3.         Number Theory:Palindromes and Generalised Smarandache Palindromes.

The challenge of counting the number of palindromes and generalized Smarandache palindromes is still on. I have started studying these by the use of palindromic permutation. I have been able look at the  palindromic permutations and generalized Smarandache palindromic permutations of the symnmetric groups of degrese 2 and 3. Mr. Olurode has joined me in this work and he is counting the palindromic permutations and generalized Smarandache palindromic permutations of the symnmetric groups of degrees 4 and 5.

4.      Cryptography: This is the science of securing of message which is to be sent through an insecured medium to an intended receiver such that the original message would not be known to any external party. Am still in the search of more identities that are true in universal Osborn loops which would be useful for cryptography. The further applications of (r,s,t)-inverse quasigroups and (α,β,γ)-inverse quasigroups to cryptography is still of interest to me. I have a strong believe that groupoids and quasigroups generated by p(x,y)=a+bx+cy will be of double advantage for cryptography because of their non-associative structure and the fact that their formulation is based on integers.

5.      Algebras: BCC-algebra, BCI-algebra, BCK-algebra, Hilbert-algebra, AC-algebras.

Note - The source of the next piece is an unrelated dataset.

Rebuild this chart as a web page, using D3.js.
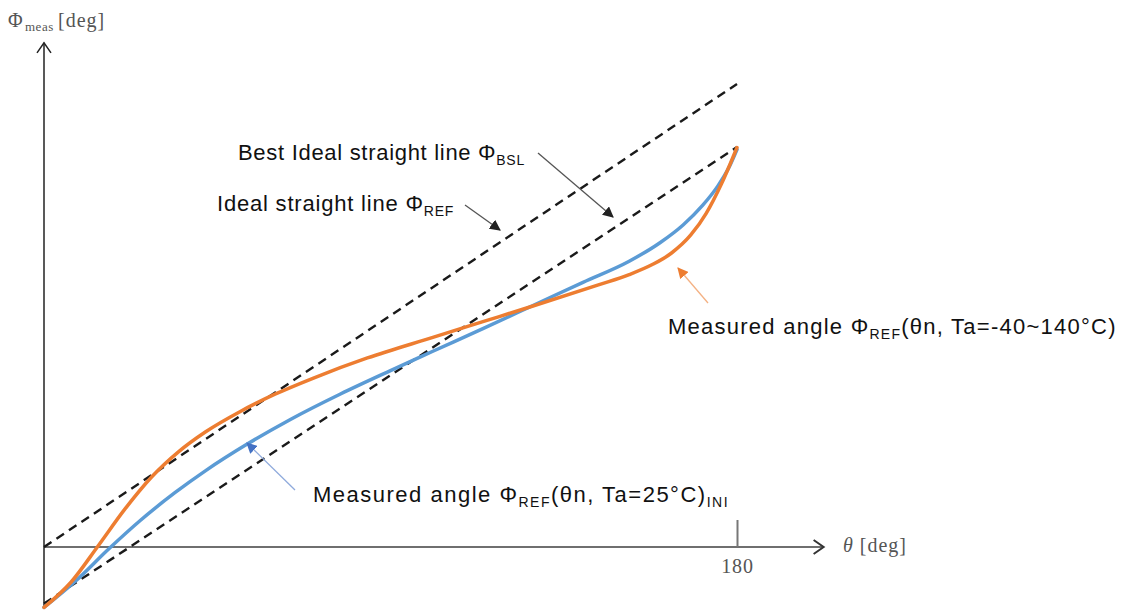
<!DOCTYPE html>
<html>
<head>
<meta charset="utf-8">
<script src="https://cdn.jsdelivr.net/npm/d3@7"></script>
<style>
  body { margin: 0; background: #fff; }
  svg { display: block; }
</style>
</head>
<body>
<div id="container"></div>
<script>
let w = 1125;
let h = 611;

// data (theta, phi) in degrees
let thetaTicks = [180];
let idealLine = [[0, 0], [180, 180]];
let bslLine = [[0, -22], [180, 155.5]];
let measuredIni = [
  [0, -23.5], [8, -13.5], [17, -0.5], [25, 10.3], [34, 21.1], [42, 29.7],
  [53, 40.2], [64, 49.6], [77, 59.5], [90, 68.6], [101, 76.1], [114, 84.9],
  [127, 93.9], [140, 102.9], [152, 111.1], [160, 118.3], [166, 125.2],
  [171, 132.7], [175, 140.3], [178, 147.8], [180, 154.5]
];
let measuredTemp = [
  [0, -23.5], [7, -13.7], [14, 0.3], [21, 14.7], [28, 27.3], [35, 37.1],
  [42, 44.8], [51, 52.7], [60, 59.4], [70, 65.7], [84, 73.5], [101, 81.5],
  [114, 87.6], [127, 93.7], [144, 101.9], [152, 105.9], [158, 109.8],
  [163, 114.3], [168, 121.3], [172, 129.7], [176, 141.3], [180, 155.3]
];

let x = d3.scaleLinear().domain([0, 180]).range([44, 737]);
let y = d3.scaleLinear().domain([0, 180]).range([547, 84]);

let viz = d3.select("#container")
  .append("svg")
    .attr("width", w)
    .attr("height", h);

let defs = viz.append("defs");
function addMarker(id, color) {
  defs.append("marker")
      .attr("id", id)
      .attr("viewBox", "0 0 10 10")
      .attr("refX", 9)
      .attr("refY", 5)
      .attr("markerWidth", 11)
      .attr("markerHeight", 11)
      .attr("markerUnits", "userSpaceOnUse")
      .attr("orient", "auto")
    .append("path")
      .attr("d", "M0,0 L10,5 L0,10 Z")
      .attr("fill", color);
}
addMarker("arrGrey", "#222");
addMarker("arrOrange", "#ED7D31");
addMarker("arrBlue", "#4472C4");

let serif = "'Liberation Serif', 'DejaVu Serif', serif";
let sans = "'Liberation Sans', Arial, sans-serif";

// axes
let axisGroup = viz.append("g").attr("class", "axes");

// x axis line with open arrow
axisGroup.append("line")
    .attr("x1", x(0)).attr("y1", y(0))
    .attr("x2", x(202.5)).attr("y2", y(0))
    .attr("stroke", "#6f6f6f")
    .attr("stroke-width", 2);
axisGroup.append("path")
    .attr("d", "M" + (x(202.5) - 10) + "," + (y(0) - 7) + " L" + x(202.5) + "," + y(0) + " L" + (x(202.5) - 10) + "," + (y(0) + 7))
    .attr("fill", "none")
    .attr("stroke", "#333")
    .attr("stroke-width", 2);

// y axis line with open arrow
axisGroup.append("line")
    .attr("x1", x(0)).attr("y1", y(-24))
    .attr("x2", x(0)).attr("y2", y(196))
    .attr("stroke", "#222")
    .attr("stroke-width", 1.5);
axisGroup.append("path")
    .attr("d", "M" + (x(0) - 7) + "," + (y(196) + 10) + " L" + x(0) + "," + y(196) + " L" + (x(0) + 7) + "," + (y(196) + 10))
    .attr("fill", "none")
    .attr("stroke", "#222")
    .attr("stroke-width", 1.5);

// 180 tick, drawn upwards
let xAxis = d3.axisBottom(x)
    .tickValues(thetaTicks)
    .tickSizeInner(-27)
    .tickSizeOuter(0)
    .tickPadding(12);
let xg = axisGroup.append("g")
    .attr("transform", "translate(0," + y(0) + ")")
    .call(xAxis);
xg.select(".domain").remove();
xg.selectAll(".tick line").attr("stroke", "#777").attr("stroke-width", 2);
xg.selectAll(".tick text")
    .attr("fill", "#555")
    .style("font-family", serif)
    .style("font-size", "20px")
    .style("letter-spacing", "0.8px");

// axis titles
let xTitle = viz.append("text")
    .attr("x", 843)
    .attr("y", 552)
    .attr("fill", "#555")
    .style("font-family", serif)
    .style("font-size", "20px")
    .style("letter-spacing", "1px");
xTitle.append("tspan").style("font-style", "italic").text("θ");
xTitle.append("tspan").text(" [deg]");

let yTitle = viz.append("text")
    .attr("y", 27)
    .attr("fill", "#555")
    .style("font-family", serif)
    .style("font-size", "20px")
    .style("letter-spacing", "1px");
yTitle.append("tspan").attr("x", 8).text("Φ");
yTitle.append("tspan").attr("x", 25).attr("dy", 4).style("font-size", "13px").style("letter-spacing", "0.5px").text("meas");
yTitle.append("tspan").attr("x", 58).attr("dy", -4).text("[deg]");

// dashed reference lines
let straight = d3.line().x(d => x(d[0])).y(d => y(d[1]));
let lineGroup = viz.append("g").attr("class", "lines");
lineGroup.selectAll(".refLine").data([idealLine, bslLine]).enter()
  .append("path")
    .attr("class", "refLine")
    .attr("d", straight)
    .attr("fill", "none")
    .attr("stroke", "#1a1a1a")
    .attr("stroke-width", 2.4)
    .attr("stroke-dasharray", "9,6");

// measured curves
let curve = d3.line().x(d => x(d[0])).y(d => y(d[1])).curve(d3.curveMonotoneX);
lineGroup.append("path")
    .attr("d", curve(measuredIni))
    .attr("fill", "none")
    .attr("stroke", "#5B9BD5")
    .attr("stroke-width", 3.5)
    .attr("stroke-linecap", "round");
lineGroup.append("path")
    .attr("d", curve(measuredTemp))
    .attr("fill", "none")
    .attr("stroke", "#ED7D31")
    .attr("stroke-width", 3.5)
    .attr("stroke-linecap", "round");

// annotations
let notes = viz.append("g").attr("class", "notes");

function label(px, py, spacing, main, sub, rest, sub2) {
  let t = notes.append("text")
      .attr("x", px)
      .attr("y", py)
      .attr("fill", "#111")
      .style("font-family", sans)
      .style("font-size", "22px")
      .style("letter-spacing", spacing + "px");
  t.append("tspan").text(main);
  t.append("tspan").attr("dy", 5).style("font-size", "14px").text(sub);
  if (rest) {
    t.append("tspan").attr("dy", -5).text(rest);
  }
  if (sub2) {
    t.append("tspan").attr("dy", 5).style("font-size", "14px").text(sub2);
  }
  return t;
}

label(238, 160, 0.7, "Best Ideal straight line Φ", "BSL");
label(217, 211, 0.8, "Ideal straight line Φ", "REF");
label(668, 334, 1.25, "Measured angle Φ", "REF", "(θn, Ta=-40~140°C)");
label(313, 502, 1.5, "Measured angle Φ", "REF", "(θn, Ta=25°C)", "INI");

function pointer(x1, y1, x2, y2, color, marker) {
  notes.append("line")
      .attr("x1", x1).attr("y1", y1)
      .attr("x2", x2).attr("y2", y2)
      .attr("stroke", color)
      .attr("stroke-width", 1.3)
      .attr("marker-end", "url(#" + marker + ")");
}
pointer(538, 153, 613, 217, "#555", "arrGrey");
pointer(465, 205, 500, 230, "#555", "arrGrey");
pointer(708, 303, 678, 268, "#F4B183", "arrOrange");
pointer(295, 490, 247, 443, "#8FAADC", "arrBlue");
</script>
</body>
</html>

I and Mr. Emmanuel Ilojide of the Federal University of Agriculture, Abeokuta, Nigeria, are presently generalizing the aforementioned algebras, especially BCI-algebra and BCK-algebra which were introduced by Imai, K. Iséki and S. Tanaka in 1966. We are also studying the algebraic properties of Non-associative/Bol-Moufang type/Fenyves BCI-algebras.

6.      Combinatorial Statistics: Nested Balanced Incomplete Block Design (NBIBD) of Resolvable Type-I am presently collaborating with Mr. Saka on the use of algebraic procedures, algebraic structures like groups, quasigroups and loops and combinatorial structures like latin squares and SUDUKO squares in the construction of NBIBD of Resolvable Type.